PROBLEM DESCRIPTION
Will you write out the data exactly, excluding every picture?

DATASET SECTION
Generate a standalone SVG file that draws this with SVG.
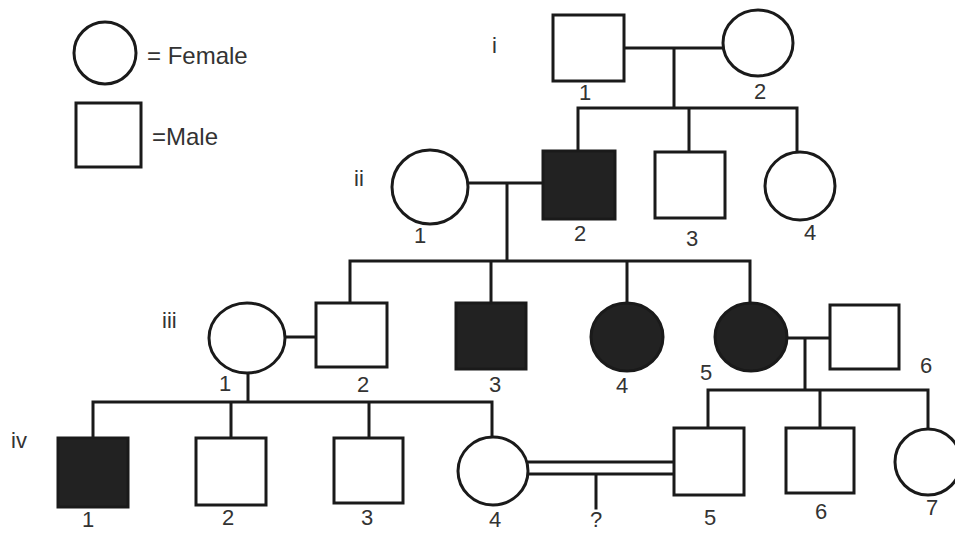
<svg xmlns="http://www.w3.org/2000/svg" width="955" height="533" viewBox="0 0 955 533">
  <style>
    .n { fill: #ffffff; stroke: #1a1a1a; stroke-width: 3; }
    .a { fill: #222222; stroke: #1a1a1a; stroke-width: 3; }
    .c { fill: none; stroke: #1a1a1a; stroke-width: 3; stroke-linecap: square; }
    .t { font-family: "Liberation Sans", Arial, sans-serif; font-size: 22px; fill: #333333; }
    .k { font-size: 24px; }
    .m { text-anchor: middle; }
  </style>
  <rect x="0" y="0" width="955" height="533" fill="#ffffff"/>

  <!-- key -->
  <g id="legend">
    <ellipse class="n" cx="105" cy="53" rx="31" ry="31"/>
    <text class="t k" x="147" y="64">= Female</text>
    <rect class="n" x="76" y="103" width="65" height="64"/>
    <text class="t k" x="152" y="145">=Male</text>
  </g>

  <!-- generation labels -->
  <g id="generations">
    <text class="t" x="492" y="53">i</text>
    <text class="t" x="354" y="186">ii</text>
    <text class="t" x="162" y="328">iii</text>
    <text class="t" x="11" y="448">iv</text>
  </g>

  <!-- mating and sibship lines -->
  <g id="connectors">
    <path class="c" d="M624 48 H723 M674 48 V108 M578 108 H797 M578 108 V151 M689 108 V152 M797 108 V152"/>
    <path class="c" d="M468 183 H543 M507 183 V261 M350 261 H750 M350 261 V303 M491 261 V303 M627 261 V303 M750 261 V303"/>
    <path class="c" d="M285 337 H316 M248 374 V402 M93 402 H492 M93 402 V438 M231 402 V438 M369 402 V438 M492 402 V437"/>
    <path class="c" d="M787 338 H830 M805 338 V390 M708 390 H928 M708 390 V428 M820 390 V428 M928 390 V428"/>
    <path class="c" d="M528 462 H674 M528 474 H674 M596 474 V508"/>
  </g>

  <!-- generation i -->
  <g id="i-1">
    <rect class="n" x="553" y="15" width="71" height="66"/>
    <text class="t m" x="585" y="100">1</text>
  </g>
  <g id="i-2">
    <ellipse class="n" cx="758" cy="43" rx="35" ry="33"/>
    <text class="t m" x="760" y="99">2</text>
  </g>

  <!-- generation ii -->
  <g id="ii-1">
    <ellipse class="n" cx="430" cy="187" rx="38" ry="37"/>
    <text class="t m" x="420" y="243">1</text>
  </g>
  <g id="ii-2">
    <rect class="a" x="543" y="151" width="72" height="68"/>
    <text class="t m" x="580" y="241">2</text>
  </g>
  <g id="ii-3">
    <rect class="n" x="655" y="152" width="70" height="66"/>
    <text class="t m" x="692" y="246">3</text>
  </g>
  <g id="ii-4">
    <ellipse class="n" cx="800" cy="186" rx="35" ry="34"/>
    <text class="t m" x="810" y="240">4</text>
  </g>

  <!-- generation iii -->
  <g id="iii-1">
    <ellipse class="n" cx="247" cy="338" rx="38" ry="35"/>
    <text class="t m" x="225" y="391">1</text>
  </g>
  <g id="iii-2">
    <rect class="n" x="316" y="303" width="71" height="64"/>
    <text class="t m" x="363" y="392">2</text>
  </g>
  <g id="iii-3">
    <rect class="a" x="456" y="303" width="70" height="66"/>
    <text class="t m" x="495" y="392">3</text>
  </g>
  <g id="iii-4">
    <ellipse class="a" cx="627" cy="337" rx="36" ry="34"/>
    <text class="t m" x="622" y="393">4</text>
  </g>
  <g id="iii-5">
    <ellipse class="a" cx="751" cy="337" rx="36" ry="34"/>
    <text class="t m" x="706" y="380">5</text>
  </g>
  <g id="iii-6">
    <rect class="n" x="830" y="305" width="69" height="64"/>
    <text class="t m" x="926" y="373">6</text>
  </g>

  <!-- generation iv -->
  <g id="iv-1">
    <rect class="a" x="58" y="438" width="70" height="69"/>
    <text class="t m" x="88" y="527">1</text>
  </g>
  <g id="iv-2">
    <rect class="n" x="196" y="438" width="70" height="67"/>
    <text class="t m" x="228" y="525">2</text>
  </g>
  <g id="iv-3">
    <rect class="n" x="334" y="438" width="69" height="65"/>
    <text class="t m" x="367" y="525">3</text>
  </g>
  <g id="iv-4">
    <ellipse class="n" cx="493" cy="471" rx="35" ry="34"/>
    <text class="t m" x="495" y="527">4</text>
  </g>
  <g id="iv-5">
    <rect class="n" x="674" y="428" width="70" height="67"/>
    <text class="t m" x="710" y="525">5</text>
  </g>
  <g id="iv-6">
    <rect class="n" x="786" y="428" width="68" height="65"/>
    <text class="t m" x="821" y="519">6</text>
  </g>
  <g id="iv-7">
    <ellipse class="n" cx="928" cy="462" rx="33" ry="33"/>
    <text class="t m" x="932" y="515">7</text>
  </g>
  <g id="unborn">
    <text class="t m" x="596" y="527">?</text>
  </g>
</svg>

ANSWER TO THIS EXERCISE
Generate a standalone SVG file that draws this with SVG.
<svg xmlns="http://www.w3.org/2000/svg" width="955" height="533" viewBox="0 0 955 533">
  <style>
    .n { fill: #ffffff; stroke: #1a1a1a; stroke-width: 3; }
    .a { fill: #222222; stroke: #1a1a1a; stroke-width: 3; }
    .c { fill: none; stroke: #1a1a1a; stroke-width: 3; stroke-linecap: square; }
    .t { font-family: "Liberation Sans", Arial, sans-serif; font-size: 22px; fill: #333333; }
    .k { font-size: 24px; }
    .m { text-anchor: middle; }
  </style>
  <rect x="0" y="0" width="955" height="533" fill="#ffffff"/>

  <!-- key -->
  <g id="legend">
    <ellipse class="n" cx="105" cy="53" rx="31" ry="31"/>
    <text class="t k" x="147" y="64">= Female</text>
    <rect class="n" x="76" y="103" width="65" height="64"/>
    <text class="t k" x="152" y="145">=Male</text>
  </g>

  <!-- generation labels -->
  <g id="generations">
    <text class="t" x="492" y="53">i</text>
    <text class="t" x="354" y="186">ii</text>
    <text class="t" x="162" y="328">iii</text>
    <text class="t" x="11" y="448">iv</text>
  </g>

  <!-- mating and sibship lines -->
  <g id="connectors">
    <path class="c" d="M624 48 H723 M674 48 V108 M578 108 H797 M578 108 V151 M689 108 V152 M797 108 V152"/>
    <path class="c" d="M468 183 H543 M507 183 V261 M350 261 H750 M350 261 V303 M491 261 V303 M627 261 V303 M750 261 V303"/>
    <path class="c" d="M285 337 H316 M248 374 V402 M93 402 H492 M93 402 V438 M231 402 V438 M369 402 V438 M492 402 V437"/>
    <path class="c" d="M787 338 H830 M805 338 V390 M708 390 H928 M708 390 V428 M820 390 V428 M928 390 V428"/>
    <path class="c" d="M528 462 H674 M528 474 H674 M596 474 V508"/>
  </g>

  <!-- generation i -->
  <g id="i-1">
    <rect class="n" x="553" y="15" width="71" height="66"/>
    <text class="t m" x="585" y="100">1</text>
  </g>
  <g id="i-2">
    <ellipse class="n" cx="758" cy="43" rx="35" ry="33"/>
    <text class="t m" x="760" y="99">2</text>
  </g>

  <!-- generation ii -->
  <g id="ii-1">
    <ellipse class="n" cx="430" cy="187" rx="38" ry="37"/>
    <text class="t m" x="420" y="243">1</text>
  </g>
  <g id="ii-2">
    <rect class="a" x="543" y="151" width="72" height="68"/>
    <text class="t m" x="580" y="241">2</text>
  </g>
  <g id="ii-3">
    <rect class="n" x="655" y="152" width="70" height="66"/>
    <text class="t m" x="692" y="246">3</text>
  </g>
  <g id="ii-4">
    <ellipse class="n" cx="800" cy="186" rx="35" ry="34"/>
    <text class="t m" x="810" y="240">4</text>
  </g>

  <!-- generation iii -->
  <g id="iii-1">
    <ellipse class="n" cx="247" cy="338" rx="38" ry="35"/>
    <text class="t m" x="225" y="391">1</text>
  </g>
  <g id="iii-2">
    <rect class="n" x="316" y="303" width="71" height="64"/>
    <text class="t m" x="363" y="392">2</text>
  </g>
  <g id="iii-3">
    <rect class="a" x="456" y="303" width="70" height="66"/>
    <text class="t m" x="495" y="392">3</text>
  </g>
  <g id="iii-4">
    <ellipse class="a" cx="627" cy="337" rx="36" ry="34"/>
    <text class="t m" x="622" y="393">4</text>
  </g>
  <g id="iii-5">
    <ellipse class="a" cx="751" cy="337" rx="36" ry="34"/>
    <text class="t m" x="706" y="380">5</text>
  </g>
  <g id="iii-6">
    <rect class="n" x="830" y="305" width="69" height="64"/>
    <text class="t m" x="926" y="373">6</text>
  </g>

  <!-- generation iv -->
  <g id="iv-1">
    <rect class="a" x="58" y="438" width="70" height="69"/>
    <text class="t m" x="88" y="527">1</text>
  </g>
  <g id="iv-2">
    <rect class="n" x="196" y="438" width="70" height="67"/>
    <text class="t m" x="228" y="525">2</text>
  </g>
  <g id="iv-3">
    <rect class="n" x="334" y="438" width="69" height="65"/>
    <text class="t m" x="367" y="525">3</text>
  </g>
  <g id="iv-4">
    <ellipse class="n" cx="493" cy="471" rx="35" ry="34"/>
    <text class="t m" x="495" y="527">4</text>
  </g>
  <g id="iv-5">
    <rect class="n" x="674" y="428" width="70" height="67"/>
    <text class="t m" x="710" y="525">5</text>
  </g>
  <g id="iv-6">
    <rect class="n" x="786" y="428" width="68" height="65"/>
    <text class="t m" x="821" y="519">6</text>
  </g>
  <g id="iv-7">
    <ellipse class="n" cx="928" cy="462" rx="33" ry="33"/>
    <text class="t m" x="932" y="515">7</text>
  </g>
  <g id="unborn">
    <text class="t m" x="596" y="527">?</text>
  </g>
</svg>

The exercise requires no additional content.